Canadian, Cuba, International, Personal thoughts

The World could Learn from Cuba

Canada could Learn from Cuba.

Canada recently voted, with the world community, to end the U.S. embargo/blockade against Cuba. But, perhaps we should do more than just vote for Cuba. We could learn from Cuba.

Millions of Canadians have visited Cuba over the years and almost without exception speak of the friendliness of the Cuban people. But there is more, and our Sociologists and Educators should think as to why Cuban society is safe, free of crime, drugs, and the civil disobedience that plagues our society and costs us numerous lives and many $billion?

The answer likely lies in their upbringing in a socialist influenced society. Every Cuban child between ages 1-5 participates in a formal preschool program “Educate your Child” where preschool educators visit families’ homes. Education is free beginning in preschool and continuing through graduate and post-graduate studies. The positive traits of the Cuban people are in good part a product of their education system.

With a revolutionary emphasis on universal free healthcare and an advanced healthcare system, Cuba has a life expectancy greater than the U.S. According to the UN’s World Health Organization, Cuba’s health care system is an example for all countries of the world.

Also, according to the United Nations’ 2016 Human Development Report, Cuba is one of just a handful of countries that has managed to improve the health and well-being of its citizens while developing sustainably. In the Environmental Performance Index compiled by Yale and Harvard universities, Cuba ranked 45 out of 180 countries – the highest ranking for a non-OECD, non-European state.

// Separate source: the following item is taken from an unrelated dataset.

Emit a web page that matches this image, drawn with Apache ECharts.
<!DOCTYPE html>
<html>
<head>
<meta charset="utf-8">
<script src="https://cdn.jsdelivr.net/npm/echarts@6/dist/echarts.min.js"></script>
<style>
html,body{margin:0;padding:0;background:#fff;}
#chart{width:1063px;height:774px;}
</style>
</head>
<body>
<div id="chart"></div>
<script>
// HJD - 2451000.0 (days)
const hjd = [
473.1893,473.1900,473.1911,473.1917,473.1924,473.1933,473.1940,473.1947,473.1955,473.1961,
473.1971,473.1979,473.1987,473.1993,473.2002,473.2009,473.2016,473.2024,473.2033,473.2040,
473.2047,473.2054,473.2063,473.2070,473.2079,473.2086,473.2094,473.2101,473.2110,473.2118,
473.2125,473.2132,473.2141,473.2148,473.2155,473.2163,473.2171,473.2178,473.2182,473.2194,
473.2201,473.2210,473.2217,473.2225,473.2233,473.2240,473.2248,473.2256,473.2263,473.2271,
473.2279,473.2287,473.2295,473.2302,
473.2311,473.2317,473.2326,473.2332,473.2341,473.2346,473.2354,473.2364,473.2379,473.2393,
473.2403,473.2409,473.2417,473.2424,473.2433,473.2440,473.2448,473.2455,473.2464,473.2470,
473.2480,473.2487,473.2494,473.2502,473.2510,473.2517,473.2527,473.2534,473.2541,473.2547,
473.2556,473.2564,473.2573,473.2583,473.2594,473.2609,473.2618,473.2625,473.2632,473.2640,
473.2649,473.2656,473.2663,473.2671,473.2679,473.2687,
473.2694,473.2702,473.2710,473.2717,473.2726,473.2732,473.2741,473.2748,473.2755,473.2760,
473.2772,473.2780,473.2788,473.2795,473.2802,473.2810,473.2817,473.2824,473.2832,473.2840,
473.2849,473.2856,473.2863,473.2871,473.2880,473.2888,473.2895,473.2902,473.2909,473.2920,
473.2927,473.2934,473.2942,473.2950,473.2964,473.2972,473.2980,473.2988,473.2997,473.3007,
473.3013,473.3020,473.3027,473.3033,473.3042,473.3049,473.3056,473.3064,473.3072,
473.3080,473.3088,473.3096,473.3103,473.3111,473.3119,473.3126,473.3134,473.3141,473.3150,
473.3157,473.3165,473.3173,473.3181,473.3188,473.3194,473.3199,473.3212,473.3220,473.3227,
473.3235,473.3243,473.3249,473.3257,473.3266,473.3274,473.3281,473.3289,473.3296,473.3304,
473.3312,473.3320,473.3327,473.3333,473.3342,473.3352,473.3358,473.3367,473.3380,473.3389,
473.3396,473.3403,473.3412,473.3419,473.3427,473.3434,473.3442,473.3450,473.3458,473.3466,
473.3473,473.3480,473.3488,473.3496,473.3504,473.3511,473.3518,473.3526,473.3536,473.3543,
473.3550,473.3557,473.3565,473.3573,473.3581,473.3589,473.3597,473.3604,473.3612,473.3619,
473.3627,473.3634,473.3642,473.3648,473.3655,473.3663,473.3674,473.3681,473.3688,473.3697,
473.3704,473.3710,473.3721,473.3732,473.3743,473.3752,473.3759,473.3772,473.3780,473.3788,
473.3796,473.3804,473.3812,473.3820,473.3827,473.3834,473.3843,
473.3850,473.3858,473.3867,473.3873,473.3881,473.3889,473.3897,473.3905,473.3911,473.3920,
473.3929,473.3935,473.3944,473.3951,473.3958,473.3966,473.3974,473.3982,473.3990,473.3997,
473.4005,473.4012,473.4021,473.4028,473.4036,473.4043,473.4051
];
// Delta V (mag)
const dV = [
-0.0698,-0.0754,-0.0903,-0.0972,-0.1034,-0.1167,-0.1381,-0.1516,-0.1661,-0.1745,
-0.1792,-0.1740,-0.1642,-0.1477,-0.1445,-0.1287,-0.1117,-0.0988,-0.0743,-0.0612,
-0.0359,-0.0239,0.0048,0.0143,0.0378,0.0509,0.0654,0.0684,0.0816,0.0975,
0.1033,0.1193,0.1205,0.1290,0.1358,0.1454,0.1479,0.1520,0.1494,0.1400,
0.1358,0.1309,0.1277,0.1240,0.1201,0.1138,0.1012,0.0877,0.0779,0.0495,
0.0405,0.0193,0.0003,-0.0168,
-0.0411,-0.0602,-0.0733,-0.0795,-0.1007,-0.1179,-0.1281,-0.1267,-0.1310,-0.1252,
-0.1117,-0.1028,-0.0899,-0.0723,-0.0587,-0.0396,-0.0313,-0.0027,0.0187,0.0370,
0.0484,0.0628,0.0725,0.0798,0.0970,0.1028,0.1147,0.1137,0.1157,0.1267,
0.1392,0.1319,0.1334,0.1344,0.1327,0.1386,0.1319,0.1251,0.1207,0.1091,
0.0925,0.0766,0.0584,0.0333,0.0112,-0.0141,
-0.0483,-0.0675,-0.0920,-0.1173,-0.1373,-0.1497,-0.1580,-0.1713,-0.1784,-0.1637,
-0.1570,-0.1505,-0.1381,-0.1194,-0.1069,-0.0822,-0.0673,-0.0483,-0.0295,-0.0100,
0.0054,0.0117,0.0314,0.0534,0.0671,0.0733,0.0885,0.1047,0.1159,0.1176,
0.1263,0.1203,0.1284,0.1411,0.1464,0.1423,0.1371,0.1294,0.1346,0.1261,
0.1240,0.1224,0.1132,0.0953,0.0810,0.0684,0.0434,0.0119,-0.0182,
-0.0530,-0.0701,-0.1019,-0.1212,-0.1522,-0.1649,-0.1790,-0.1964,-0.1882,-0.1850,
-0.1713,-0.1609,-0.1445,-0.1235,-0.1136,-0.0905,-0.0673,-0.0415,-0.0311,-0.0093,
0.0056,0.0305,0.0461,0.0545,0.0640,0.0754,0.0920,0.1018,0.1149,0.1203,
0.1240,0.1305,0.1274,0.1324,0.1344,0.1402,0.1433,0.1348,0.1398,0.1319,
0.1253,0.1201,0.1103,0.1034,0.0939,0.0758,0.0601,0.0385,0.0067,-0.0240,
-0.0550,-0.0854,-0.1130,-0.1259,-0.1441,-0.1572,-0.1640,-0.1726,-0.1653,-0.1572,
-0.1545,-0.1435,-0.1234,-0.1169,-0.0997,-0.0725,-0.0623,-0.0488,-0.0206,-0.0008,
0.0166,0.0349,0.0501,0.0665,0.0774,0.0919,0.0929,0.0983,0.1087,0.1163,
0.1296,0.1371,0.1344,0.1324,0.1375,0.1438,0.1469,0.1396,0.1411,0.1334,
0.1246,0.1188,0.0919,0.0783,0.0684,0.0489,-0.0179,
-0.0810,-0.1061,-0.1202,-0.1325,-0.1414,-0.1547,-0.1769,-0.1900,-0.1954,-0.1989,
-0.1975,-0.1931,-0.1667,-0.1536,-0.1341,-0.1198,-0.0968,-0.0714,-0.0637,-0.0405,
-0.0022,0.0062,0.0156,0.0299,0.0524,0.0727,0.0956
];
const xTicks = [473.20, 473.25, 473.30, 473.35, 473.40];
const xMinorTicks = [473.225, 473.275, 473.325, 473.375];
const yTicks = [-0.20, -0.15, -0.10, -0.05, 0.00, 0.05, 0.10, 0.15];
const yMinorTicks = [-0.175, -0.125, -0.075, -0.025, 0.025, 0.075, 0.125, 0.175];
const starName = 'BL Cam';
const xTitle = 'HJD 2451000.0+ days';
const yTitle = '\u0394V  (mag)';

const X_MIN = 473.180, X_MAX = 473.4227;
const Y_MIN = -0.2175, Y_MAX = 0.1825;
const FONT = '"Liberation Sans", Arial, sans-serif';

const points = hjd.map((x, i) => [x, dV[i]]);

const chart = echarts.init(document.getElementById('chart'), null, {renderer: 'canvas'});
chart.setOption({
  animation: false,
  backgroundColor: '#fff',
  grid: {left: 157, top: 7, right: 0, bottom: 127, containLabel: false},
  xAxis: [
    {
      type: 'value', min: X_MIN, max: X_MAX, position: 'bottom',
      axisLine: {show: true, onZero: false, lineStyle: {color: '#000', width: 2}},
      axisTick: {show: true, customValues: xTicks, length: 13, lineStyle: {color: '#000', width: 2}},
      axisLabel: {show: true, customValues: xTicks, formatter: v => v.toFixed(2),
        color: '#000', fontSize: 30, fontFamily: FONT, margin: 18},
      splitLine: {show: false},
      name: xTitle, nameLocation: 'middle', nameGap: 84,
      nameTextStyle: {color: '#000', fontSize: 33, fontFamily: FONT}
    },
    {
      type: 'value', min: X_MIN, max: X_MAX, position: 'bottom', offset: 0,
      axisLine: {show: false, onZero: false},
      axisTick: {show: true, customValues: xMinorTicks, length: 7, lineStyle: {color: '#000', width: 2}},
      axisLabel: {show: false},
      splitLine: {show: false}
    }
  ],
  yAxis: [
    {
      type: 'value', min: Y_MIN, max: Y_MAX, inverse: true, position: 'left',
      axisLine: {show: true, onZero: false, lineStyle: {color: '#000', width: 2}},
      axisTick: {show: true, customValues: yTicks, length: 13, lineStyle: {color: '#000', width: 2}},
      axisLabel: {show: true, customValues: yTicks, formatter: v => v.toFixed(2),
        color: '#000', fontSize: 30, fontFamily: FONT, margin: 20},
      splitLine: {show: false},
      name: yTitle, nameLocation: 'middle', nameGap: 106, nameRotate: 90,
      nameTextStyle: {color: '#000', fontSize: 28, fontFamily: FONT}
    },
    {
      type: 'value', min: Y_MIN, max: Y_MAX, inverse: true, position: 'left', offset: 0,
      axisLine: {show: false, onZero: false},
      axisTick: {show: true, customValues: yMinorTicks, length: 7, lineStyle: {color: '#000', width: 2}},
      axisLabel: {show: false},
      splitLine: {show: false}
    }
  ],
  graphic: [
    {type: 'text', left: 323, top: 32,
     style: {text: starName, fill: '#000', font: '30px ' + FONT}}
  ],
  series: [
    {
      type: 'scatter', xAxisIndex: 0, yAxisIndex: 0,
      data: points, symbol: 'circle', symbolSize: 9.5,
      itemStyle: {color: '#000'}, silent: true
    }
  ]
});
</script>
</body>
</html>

Cuba remains a poor country, largely due to the U.S. embargo/blockade, which has cost the country and its people over $130 billion, but it has an unparalleled richness of life with an artistic and cultural upbringing very much a part of their life. Cuba may be materially poor, but it is socially rich.

Yes, Cuba is worth looking at.


Author: Ron Brydges

Born on Vancouver Island and raised as a child in Prince Rupert and as a teenager in Moose Jaw, Saskatchewan. Graduated, not without struggle, from Central Collegiate High School. Got my first post graduate job at a steel and pipe mill in Regina, Returned to B.C. and worked in a fabrication shop, a consulting firm, a northern mine and then went east and lived and worked in Toronto for a machinery manufacturer. Moved to St. Catharines where i worked on contract for GM. Was discharged at 62 and took up writing. Now divorced with two daughters and four grandchildren. There was a life between these lines and some of it will come out in my blogs.